Since my initial report on the Vista analog hole and getting confirmation of the flaw from Microsoft, Microsoft's MSRC blog downplayed the significance of this exploit and said that there was "there is little if any need to worry about the effects of this issue on your new Windows Vista installation".
Fundamentally they acknowledge the problem, they say that they are looking into it and in the meantime give you an excellent pointer to where the issue could cause real harm, i.e. healthcare.
I also have objections to the fact that you can't do anything dangerous with it: downloading and executing a local privilege escalation is still eminently possible, you just need a suitable 0-day local privilege escalation for Vista. Indeed, any way to download and run arbitrary code as a valid user is never good news, this one just happens to be from the "neat trick" pile.
Scott M. Fulton III of BetaNews characterized this best as the "low-tech attack"
After well over a year of unprecedented beta testing, with engineers and amateurs alike poring over the possibilities of rootkits evading API queries deep in the recesses of memory, perhaps it's no wonder that obvious exploits such as this one went unnoticed until Vista was finally released.
InfoWorld Paul Roberts wrote:
Successful attackers would need to be physically present at the machine, or figure out a way to trick the computer's owner to download and play an audio recording of the malicious commands.
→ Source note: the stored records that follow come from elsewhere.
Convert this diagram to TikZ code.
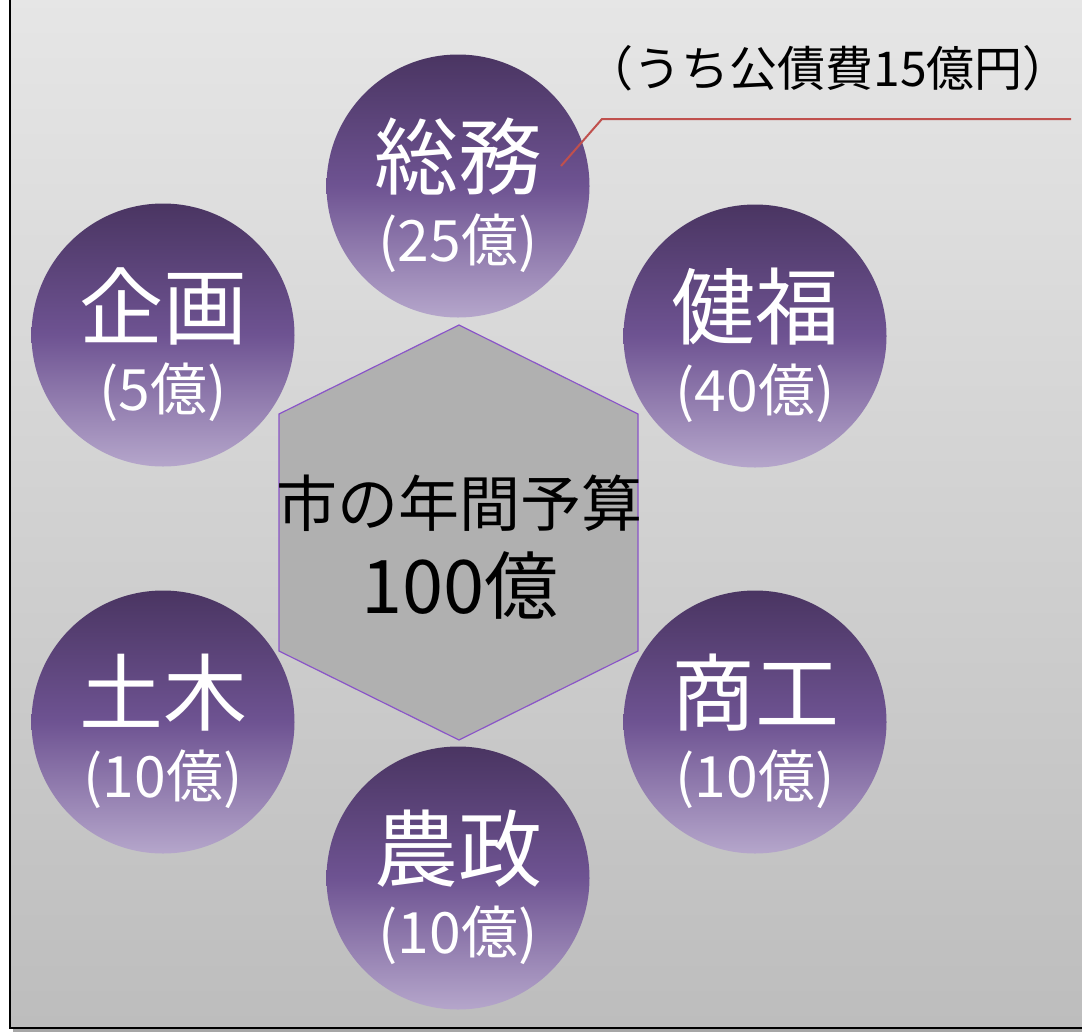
\documentclass[tikz,border=0pt]{standalone}
\usepackage{fontspec}
\setmainfont{Noto Sans CJK JP}
\definecolor{bgtop}{HTML}{E6E6E6}
\definecolor{bgbot}{HTML}{BDBDBD}
\definecolor{ctop}{HTML}{4A3562}
\definecolor{cmid}{HTML}{6E5392}
\definecolor{cbot}{HTML}{B5A6CB}
\definecolor{hexfill}{HTML}{B0B0B0}
\definecolor{hexline}{HTML}{8A55C8}
\definecolor{callred}{HTML}{C0504D}
\tikzset{
  bubble/.style={circle, minimum size=263pt, inner sep=0pt, draw=none,
    top color=ctop, bottom color=cbot, middle color=cmid},
  bigname/.style={text=white, inner sep=0pt, font=\fontsize{84}{84}\selectfont},
  amount/.style={text=white, inner sep=0pt, font=\fontsize{57}{57}\selectfont},
  centertxt/.style={text=black, inner sep=0pt},
  callline/.style={draw=callred, line width=2pt}
}
\begin{document}
\begin{tikzpicture}[x=1pt,y=-1pt]
\useasboundingbox (0,0) rectangle (1082,1034);
% background frame
\fill[black!35] (13,-5) rectangle (1090,1032);
\shade[top color=bgtop, bottom color=bgbot] (10,-5) rectangle (1090,1028);
\draw[black, line width=2.5pt] (10,-5) -- (10,1028) -- (1090,1028);
% hexagon
\node[draw=none] (hexc) at (458,532) {};
\filldraw[fill=hexfill, draw=hexline, line width=1.2pt]
  (459,325) -- (638,414) -- (638,651) -- (459,740) -- (279,651) -- (279,414) -- cycle;
\node[centertxt, font=\fontsize{61}{61}\selectfont] (hex1) at (459,503) {市の年間予算};
\node[centertxt, font=\fontsize{74}{74}\selectfont] (hex2) at (460,585) {100億};
% circles
\node[bubble] (somu) at (458,186) {};
\node[bubble] (kikaku) at (163,335) {};
\node[bubble] (kenpuku) at (755,336) {};
\node[bubble] (doboku) at (163,722) {};
\node[bubble] (shoko) at (755,722) {};
\node[bubble] (nosei) at (458,878) {};
% labels
\node[bigname] (somuN) at ([yshift=29pt]somu.center) {総務};
\node[amount] (somuA) at ([yshift=-57pt]somu.center) {(25億)};
\node[bigname] (kikakuN) at ([yshift=29pt]kikaku.center) {企画};
\node[amount] (kikakuA) at ([yshift=-57pt]kikaku.center) {(5億)};
\node[bigname] (kenpukuN) at ([yshift=29pt]kenpuku.center) {健福};
\node[amount] (kenpukuA) at ([yshift=-57pt]kenpuku.center) {(40億)};
\node[bigname] (dobokuN) at ([yshift=29pt]doboku.center) {土木};
\node[amount] (dobokuA) at ([yshift=-57pt]doboku.center) {(10億)};
\node[bigname] (shokoN) at ([yshift=29pt]shoko.center) {商工};
\node[amount] (shokoA) at ([yshift=-57pt]shoko.center) {(10億)};
\node[bigname] (noseiN) at ([yshift=29pt]nosei.center) {農政};
\node[amount] (noseiA) at ([yshift=-57pt]nosei.center) {(10億)};
% callout
\node[text=black, inner sep=0pt, font=\fontsize{48}{48}\selectfont] (note) at (828,68) {（うち公債費15億円）};
\coordinate (cstart) at (561,166);
\coordinate (cbend) at (602,119);
\coordinate (cend) at (1071,119);
\draw[callline] (cstart) -- (cbend) -- (cend);
\end{tikzpicture}
\end{document}
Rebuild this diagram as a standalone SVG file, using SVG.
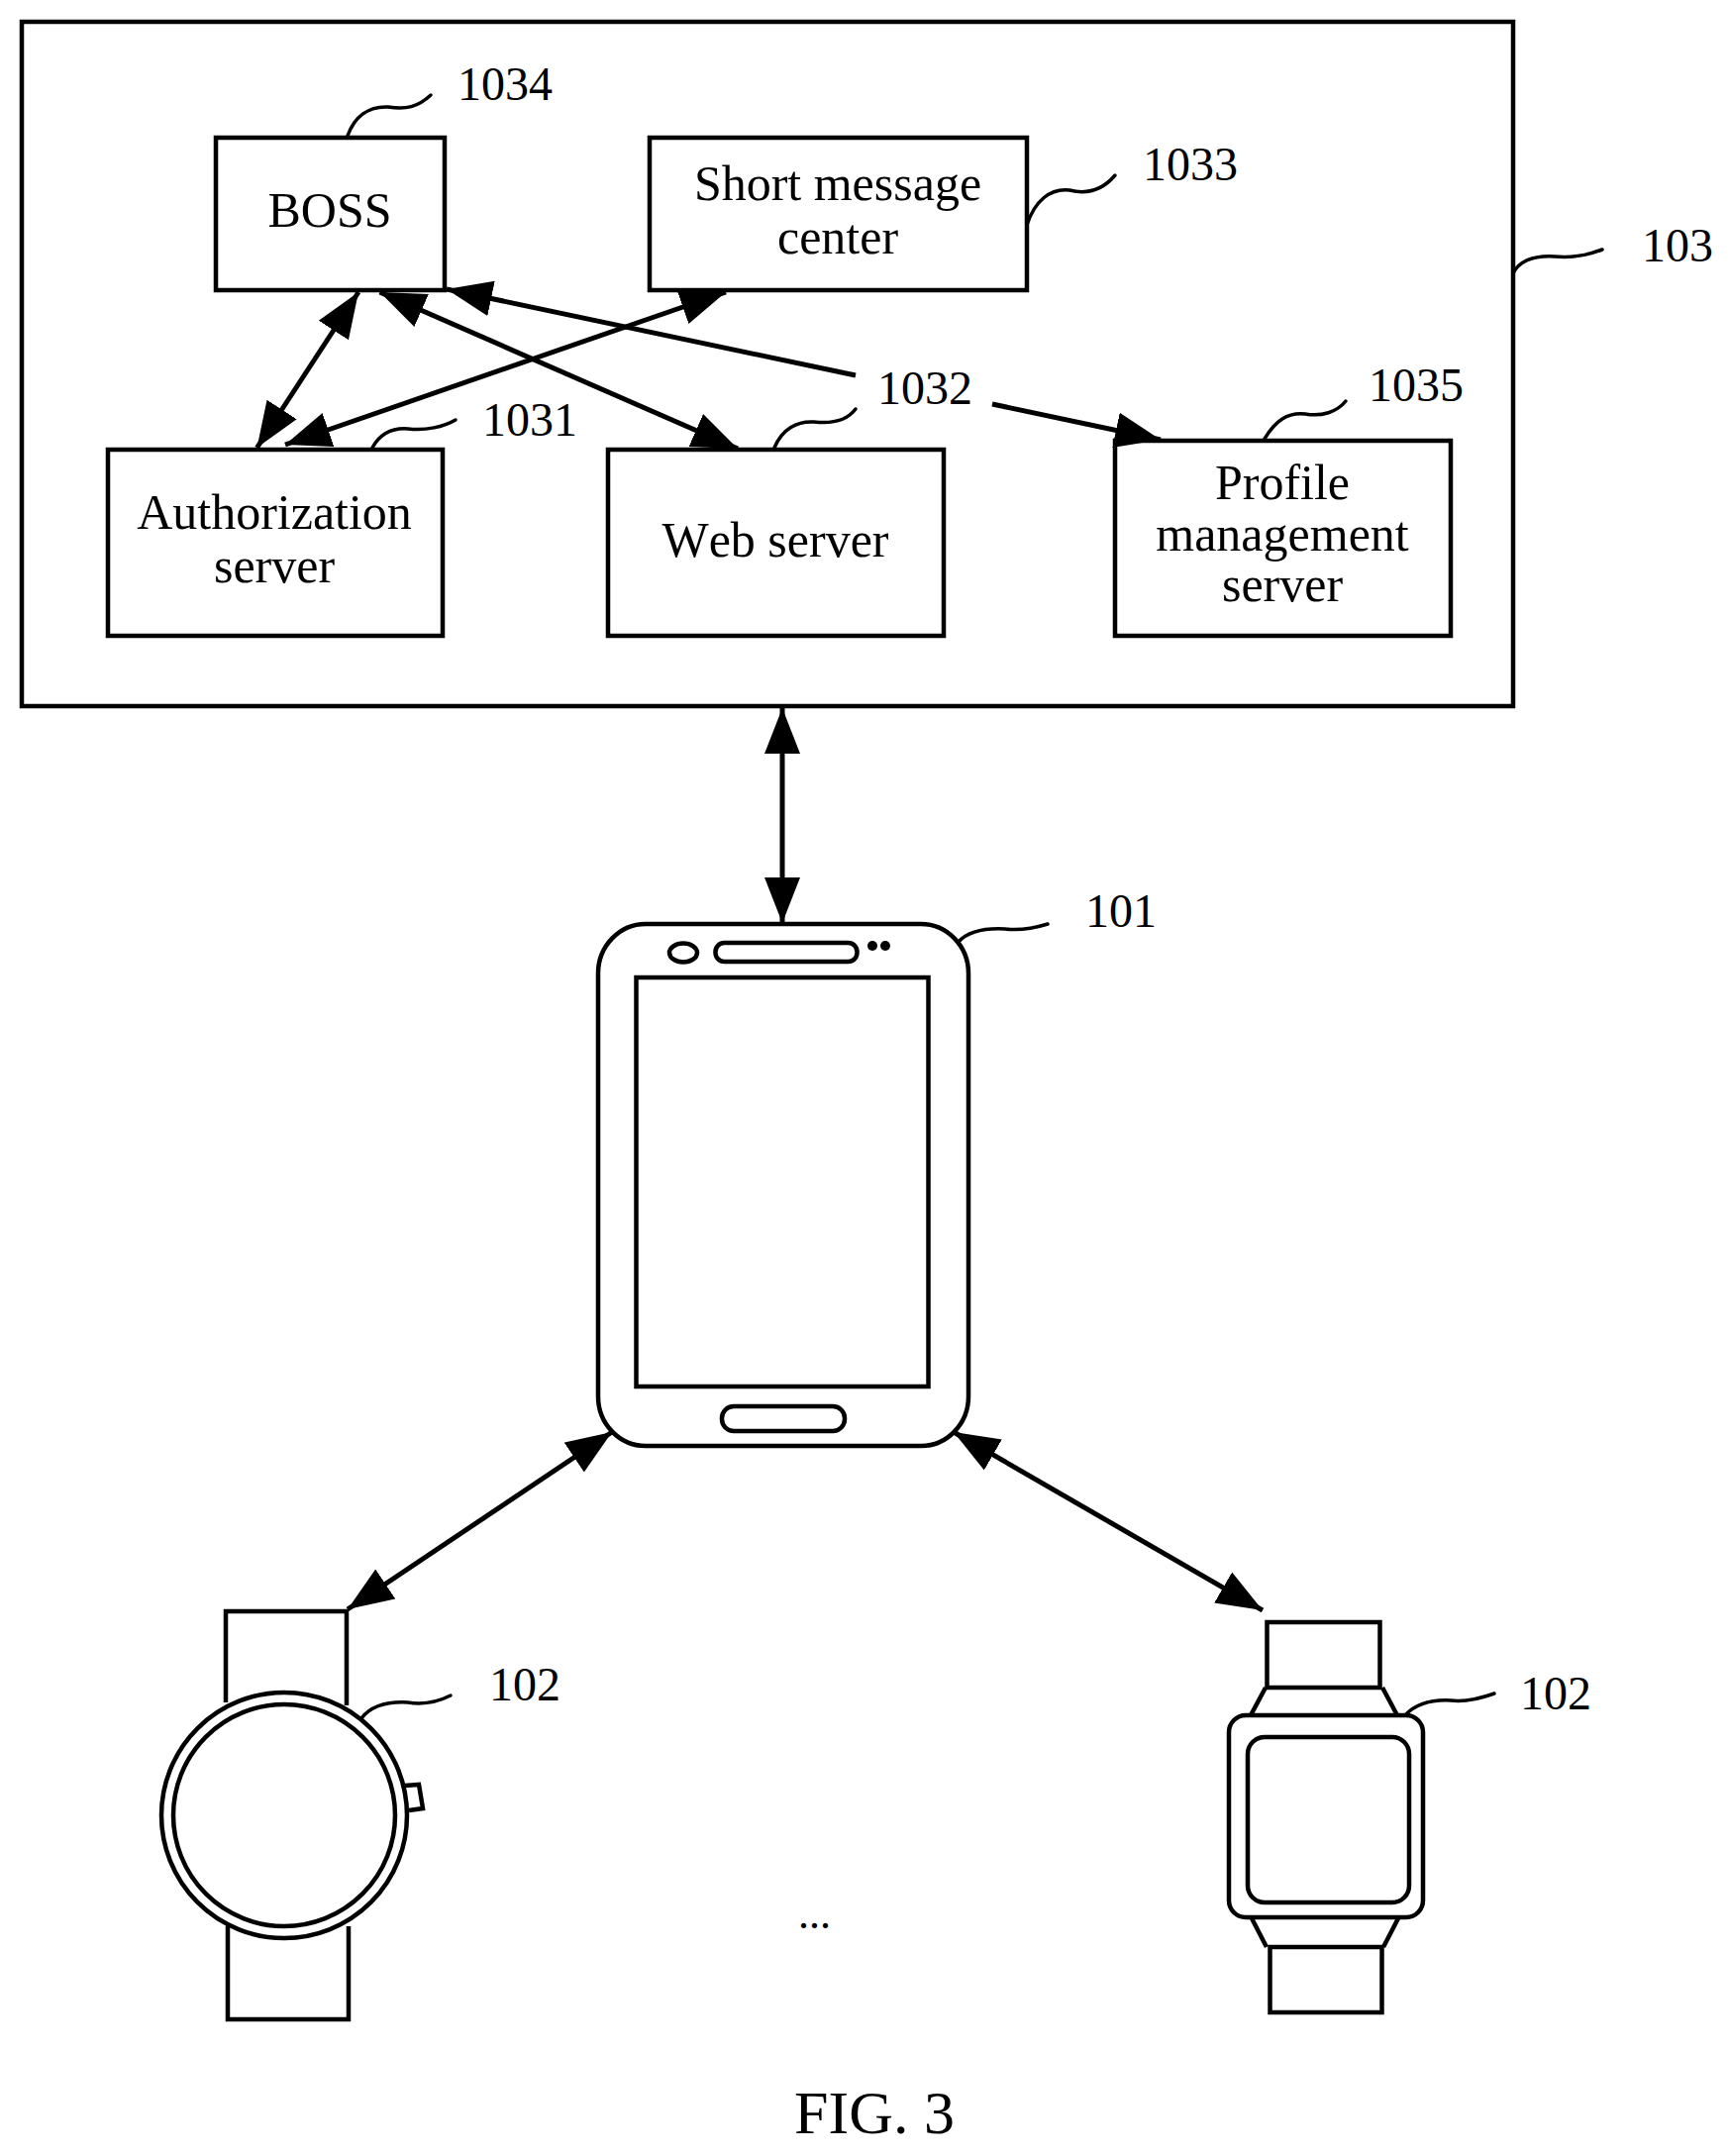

Even then, the commands would somehow have to be issued without attracting the attention of the computer's owner.
That is not actually correct Paul. If you've ever been to those annoying MySpace pages or if you've ever seen those annoying popup/pop-under ads that automatically starts blasting music or sounds, you'd know how easy it is to play unwanted sounds on a computer. People leave their desks all the time with webpages open and webpages can have rotating ads that eventually play sounds.
Finally, attackers’ commands are limited to the access rights of the logged on user, which may prevent access to any administrative commands, Microsoft said in a statement.
As I've mentioned before, this is not a system level attack. The simulated attack that I pulled off deleted the documents folder and emptied the trash. Another attack I suggested using TinyURL to simplify a long URL to an EXE payload for download and execution was verified by a security analyst. That means user-level code can be executed by this "analog hole". User-level code can easily steal, delete, or encrypt all of your user data for ransom. Lastly Paul, this is NOT a SHOUTING hack. The sound levels did not have to be that loud, normal speaker levels worked fine.
The fundamental problem here is that Microsoft "extended" speech to be able to control the Operating System and Applications without considering the full security implications. If Microsoft had merely assigned a user-defined password with an automatic lockout after a certain amount of idle time, it would have made the generic attack impossible but they failed do that. So I'm asking Microsoft to reconsider their stance that "there is little if any need to worry" and implement some sort of safety mechanism rather than relying on the user to be self vigilant. It doesn't matter that there aren't that many people using this feature; Microsoft should fix it if they're going to offer it and market it as a key Vista advantage. Since Microsoft is promoting Voice recognition for healthcare, we should consider the safety of patient health records.
At present time, Vista Speech Recognition wakes up to the command "start listening". How hard would it be for Microsoft to make that a user-definable phrase or word? For example: A user would pick "Zelda" as the word to wake speech mode while someone else picks "439" as their wake word. How hard would it be for Microsoft to implement a wake timeout so that Speech Recognition would sleep after 5 minutes idle? How hard would it be for Microsoft to implement their excellent echo cancellation algorithm in Windows Messenger for Speech Recognition? I don't believe this is too much to ask.